● THE REQUEST: Print, word for word, the opening line of the data below and every line after it through the line that contains "['#c9c9c9', '#e4e4e4', '#e4e4e4', '#e4e4e4', '#e4e4e4'];", but not the pictures.

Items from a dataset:
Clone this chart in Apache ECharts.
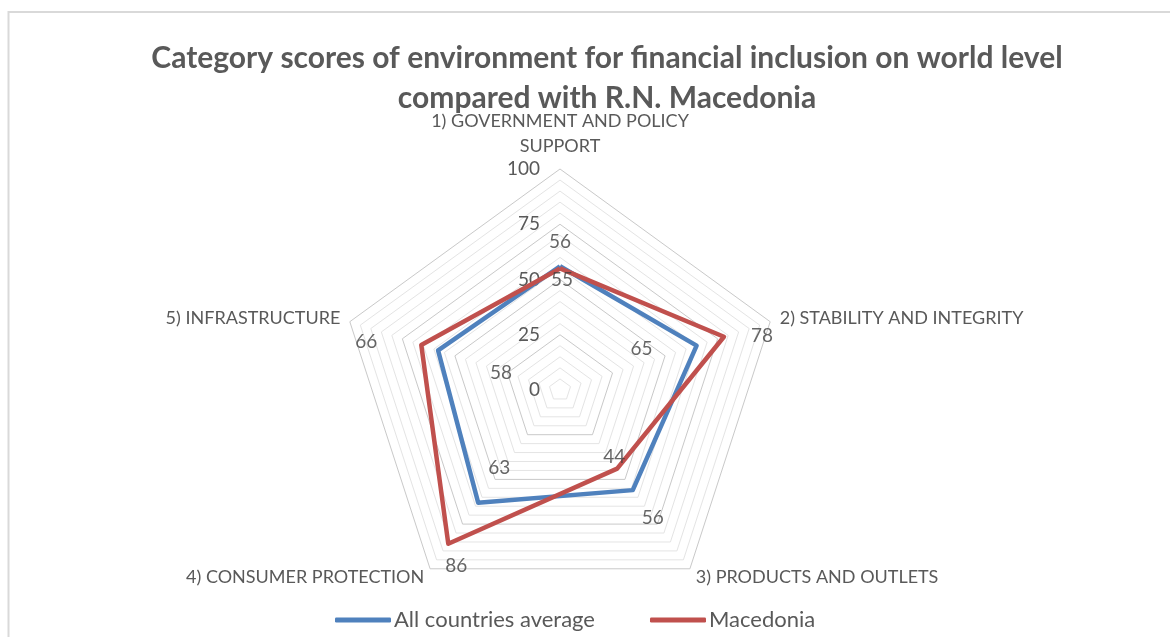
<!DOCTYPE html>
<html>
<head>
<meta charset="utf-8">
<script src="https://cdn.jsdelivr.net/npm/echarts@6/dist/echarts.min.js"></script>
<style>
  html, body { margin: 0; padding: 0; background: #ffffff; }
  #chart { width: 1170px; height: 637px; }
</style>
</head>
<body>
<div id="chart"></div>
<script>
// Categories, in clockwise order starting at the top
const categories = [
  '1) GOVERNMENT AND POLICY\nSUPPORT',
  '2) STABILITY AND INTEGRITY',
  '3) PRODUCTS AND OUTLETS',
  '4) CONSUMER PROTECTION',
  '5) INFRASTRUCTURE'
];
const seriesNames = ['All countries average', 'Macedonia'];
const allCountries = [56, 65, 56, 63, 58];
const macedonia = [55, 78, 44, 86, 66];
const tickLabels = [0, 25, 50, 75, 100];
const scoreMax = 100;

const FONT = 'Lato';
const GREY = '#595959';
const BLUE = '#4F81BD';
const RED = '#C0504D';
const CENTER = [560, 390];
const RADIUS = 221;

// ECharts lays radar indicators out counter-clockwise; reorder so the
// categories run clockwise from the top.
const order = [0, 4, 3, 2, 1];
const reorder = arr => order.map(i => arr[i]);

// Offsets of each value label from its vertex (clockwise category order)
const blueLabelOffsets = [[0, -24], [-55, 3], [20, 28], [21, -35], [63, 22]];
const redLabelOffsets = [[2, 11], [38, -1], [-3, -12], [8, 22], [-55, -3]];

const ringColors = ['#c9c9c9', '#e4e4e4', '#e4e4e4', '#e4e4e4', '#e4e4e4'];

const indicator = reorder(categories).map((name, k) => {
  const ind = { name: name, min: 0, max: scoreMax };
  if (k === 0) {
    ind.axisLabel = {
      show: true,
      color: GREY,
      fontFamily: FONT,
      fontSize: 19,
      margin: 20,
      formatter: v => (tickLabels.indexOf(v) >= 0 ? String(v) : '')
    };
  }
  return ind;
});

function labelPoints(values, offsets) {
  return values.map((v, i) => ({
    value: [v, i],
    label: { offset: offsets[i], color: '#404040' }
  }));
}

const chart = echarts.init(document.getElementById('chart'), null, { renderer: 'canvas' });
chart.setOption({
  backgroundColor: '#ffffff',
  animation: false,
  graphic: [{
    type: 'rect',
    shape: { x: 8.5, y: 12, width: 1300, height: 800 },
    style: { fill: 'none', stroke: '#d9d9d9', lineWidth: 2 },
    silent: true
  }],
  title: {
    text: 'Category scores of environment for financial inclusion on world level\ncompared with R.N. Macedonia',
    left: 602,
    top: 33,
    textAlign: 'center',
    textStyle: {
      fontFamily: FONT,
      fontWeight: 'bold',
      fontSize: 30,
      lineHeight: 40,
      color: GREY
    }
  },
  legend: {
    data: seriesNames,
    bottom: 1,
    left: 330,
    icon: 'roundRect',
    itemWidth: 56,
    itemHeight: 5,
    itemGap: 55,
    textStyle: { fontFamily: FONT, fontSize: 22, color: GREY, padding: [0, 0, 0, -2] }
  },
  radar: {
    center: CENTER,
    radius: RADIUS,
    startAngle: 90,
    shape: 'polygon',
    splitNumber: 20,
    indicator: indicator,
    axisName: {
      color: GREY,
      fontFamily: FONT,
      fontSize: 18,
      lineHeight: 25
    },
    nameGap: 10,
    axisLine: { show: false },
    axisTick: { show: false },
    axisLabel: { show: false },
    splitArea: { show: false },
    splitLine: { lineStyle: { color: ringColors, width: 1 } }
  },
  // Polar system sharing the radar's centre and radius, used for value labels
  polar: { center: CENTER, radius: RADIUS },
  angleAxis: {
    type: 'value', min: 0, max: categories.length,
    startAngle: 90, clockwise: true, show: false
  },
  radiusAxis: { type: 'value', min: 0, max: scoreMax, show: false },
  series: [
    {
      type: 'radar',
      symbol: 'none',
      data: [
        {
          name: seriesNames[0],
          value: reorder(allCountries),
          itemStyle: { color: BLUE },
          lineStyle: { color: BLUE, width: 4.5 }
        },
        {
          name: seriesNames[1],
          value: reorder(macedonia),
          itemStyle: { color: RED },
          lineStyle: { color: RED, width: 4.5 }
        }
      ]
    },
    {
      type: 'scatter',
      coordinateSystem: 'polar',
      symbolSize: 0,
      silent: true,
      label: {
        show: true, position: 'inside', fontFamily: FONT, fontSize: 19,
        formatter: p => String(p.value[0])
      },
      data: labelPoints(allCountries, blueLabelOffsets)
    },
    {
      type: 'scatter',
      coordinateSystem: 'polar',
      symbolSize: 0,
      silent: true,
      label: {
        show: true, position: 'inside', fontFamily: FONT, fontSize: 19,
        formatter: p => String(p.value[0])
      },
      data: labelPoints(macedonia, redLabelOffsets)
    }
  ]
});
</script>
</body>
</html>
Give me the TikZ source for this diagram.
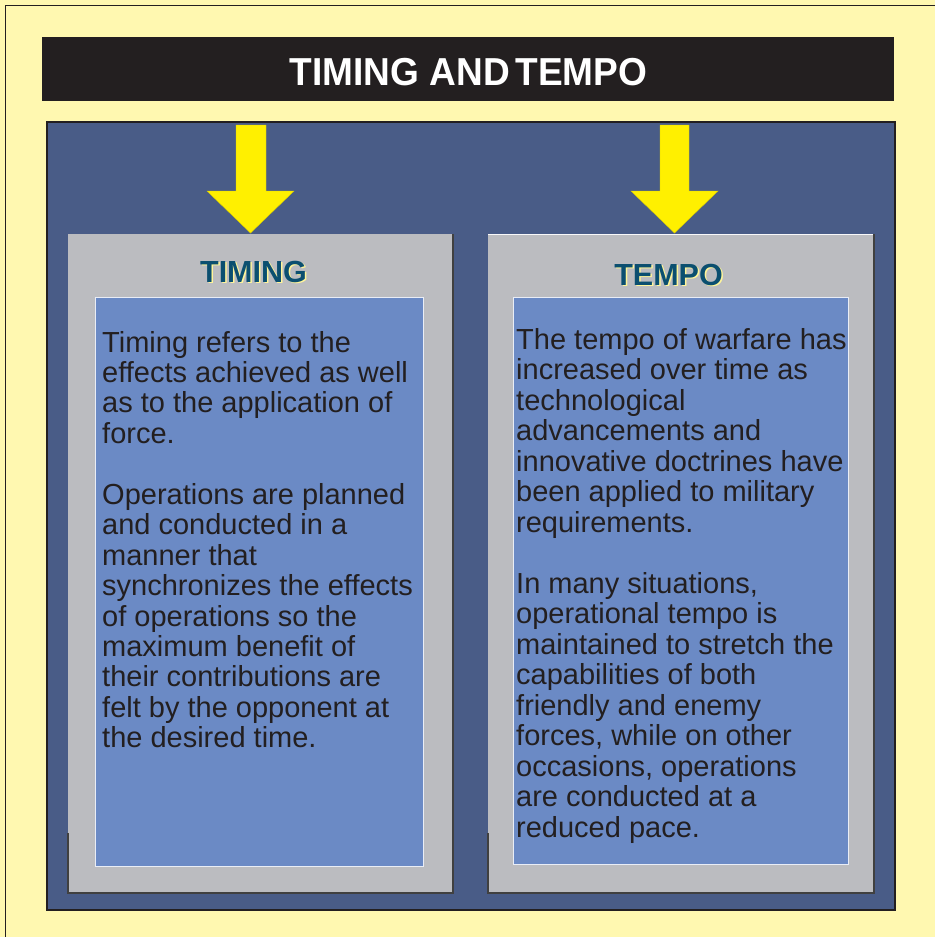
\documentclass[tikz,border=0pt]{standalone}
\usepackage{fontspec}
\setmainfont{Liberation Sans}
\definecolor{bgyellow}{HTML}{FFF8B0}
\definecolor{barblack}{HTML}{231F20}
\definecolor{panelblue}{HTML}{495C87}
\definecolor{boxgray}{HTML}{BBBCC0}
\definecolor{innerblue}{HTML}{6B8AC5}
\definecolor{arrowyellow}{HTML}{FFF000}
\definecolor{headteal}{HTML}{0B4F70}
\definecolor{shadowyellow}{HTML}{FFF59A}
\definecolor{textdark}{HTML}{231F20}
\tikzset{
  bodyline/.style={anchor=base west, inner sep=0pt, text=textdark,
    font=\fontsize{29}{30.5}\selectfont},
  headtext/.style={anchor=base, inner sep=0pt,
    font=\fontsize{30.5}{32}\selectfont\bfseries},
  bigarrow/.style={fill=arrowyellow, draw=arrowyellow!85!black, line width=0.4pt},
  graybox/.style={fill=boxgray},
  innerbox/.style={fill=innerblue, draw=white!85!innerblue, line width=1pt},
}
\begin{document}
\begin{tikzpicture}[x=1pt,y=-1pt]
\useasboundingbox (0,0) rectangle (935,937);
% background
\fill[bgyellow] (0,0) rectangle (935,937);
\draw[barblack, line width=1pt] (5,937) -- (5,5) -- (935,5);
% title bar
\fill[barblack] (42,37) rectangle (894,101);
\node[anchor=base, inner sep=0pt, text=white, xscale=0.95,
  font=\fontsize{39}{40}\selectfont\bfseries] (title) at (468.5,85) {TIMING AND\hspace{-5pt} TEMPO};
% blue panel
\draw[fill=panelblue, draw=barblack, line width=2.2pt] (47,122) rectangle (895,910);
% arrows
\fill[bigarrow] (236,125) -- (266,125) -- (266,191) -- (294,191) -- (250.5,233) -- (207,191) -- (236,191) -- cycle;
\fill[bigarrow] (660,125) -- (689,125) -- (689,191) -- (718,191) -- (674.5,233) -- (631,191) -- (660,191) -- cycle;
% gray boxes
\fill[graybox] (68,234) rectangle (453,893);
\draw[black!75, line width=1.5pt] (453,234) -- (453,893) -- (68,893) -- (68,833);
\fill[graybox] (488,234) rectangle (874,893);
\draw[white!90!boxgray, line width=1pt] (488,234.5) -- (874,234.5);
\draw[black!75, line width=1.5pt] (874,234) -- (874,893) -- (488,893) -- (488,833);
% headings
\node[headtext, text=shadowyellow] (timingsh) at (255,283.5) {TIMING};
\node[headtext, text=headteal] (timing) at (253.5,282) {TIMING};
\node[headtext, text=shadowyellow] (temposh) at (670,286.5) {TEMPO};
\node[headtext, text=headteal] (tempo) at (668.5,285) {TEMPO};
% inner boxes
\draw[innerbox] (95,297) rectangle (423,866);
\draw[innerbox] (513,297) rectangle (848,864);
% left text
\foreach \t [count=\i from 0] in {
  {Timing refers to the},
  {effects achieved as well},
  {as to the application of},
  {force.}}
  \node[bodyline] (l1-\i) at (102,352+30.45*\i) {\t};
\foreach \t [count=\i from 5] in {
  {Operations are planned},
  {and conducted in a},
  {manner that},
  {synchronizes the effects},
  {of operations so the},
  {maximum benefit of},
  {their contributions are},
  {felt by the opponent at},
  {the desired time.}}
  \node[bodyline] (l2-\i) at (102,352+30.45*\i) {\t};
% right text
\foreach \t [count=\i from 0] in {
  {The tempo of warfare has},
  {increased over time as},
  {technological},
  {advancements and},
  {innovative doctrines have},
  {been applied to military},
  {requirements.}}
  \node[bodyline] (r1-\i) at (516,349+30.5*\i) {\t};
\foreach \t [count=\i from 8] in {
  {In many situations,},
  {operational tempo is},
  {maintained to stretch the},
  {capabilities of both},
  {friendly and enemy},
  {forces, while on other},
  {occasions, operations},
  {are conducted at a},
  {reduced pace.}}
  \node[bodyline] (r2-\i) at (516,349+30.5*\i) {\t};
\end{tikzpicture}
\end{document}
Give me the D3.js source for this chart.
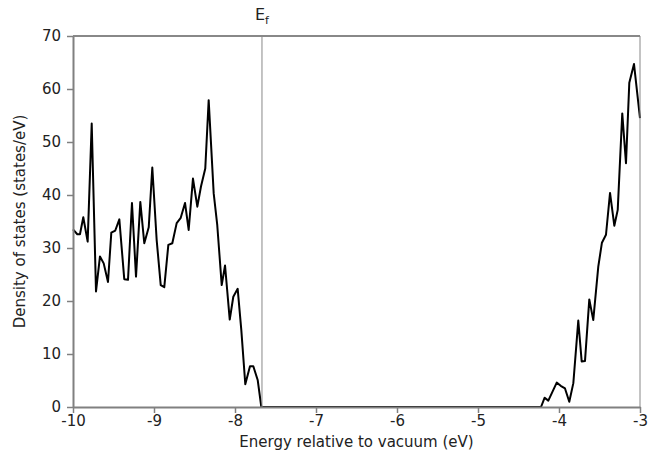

● RESPONSE TO THE EXERCISE:
Clone this chart in Apache ECharts.
<!DOCTYPE html>
<html>
<head>
<meta charset="utf-8">
<script src="https://cdn.jsdelivr.net/npm/echarts@6/dist/echarts.min.js"></script>
<style>
  html, body { margin: 0; padding: 0; background: #ffffff; }
  #chart { width: 1170px; height: 637px; }
</style>
</head>
<body>
<div id="chart"></div>
<script>
// Categories, in clockwise order starting at the top
const categories = [
  '1) GOVERNMENT AND POLICY\nSUPPORT',
  '2) STABILITY AND INTEGRITY',
  '3) PRODUCTS AND OUTLETS',
  '4) CONSUMER PROTECTION',
  '5) INFRASTRUCTURE'
];
const seriesNames = ['All countries average', 'Macedonia'];
const allCountries = [56, 65, 56, 63, 58];
const macedonia = [55, 78, 44, 86, 66];
const tickLabels = [0, 25, 50, 75, 100];
const scoreMax = 100;

const FONT = 'Lato';
const GREY = '#595959';
const BLUE = '#4F81BD';
const RED = '#C0504D';
const CENTER = [560, 390];
const RADIUS = 221;

// ECharts lays radar indicators out counter-clockwise; reorder so the
// categories run clockwise from the top.
const order = [0, 4, 3, 2, 1];
const reorder = arr => order.map(i => arr[i]);

// Offsets of each value label from its vertex (clockwise category order)
const blueLabelOffsets = [[0, -24], [-55, 3], [20, 28], [21, -35], [63, 22]];
const redLabelOffsets = [[2, 11], [38, -1], [-3, -12], [8, 22], [-55, -3]];

const ringColors = ['#c9c9c9', '#e4e4e4', '#e4e4e4', '#e4e4e4', '#e4e4e4'];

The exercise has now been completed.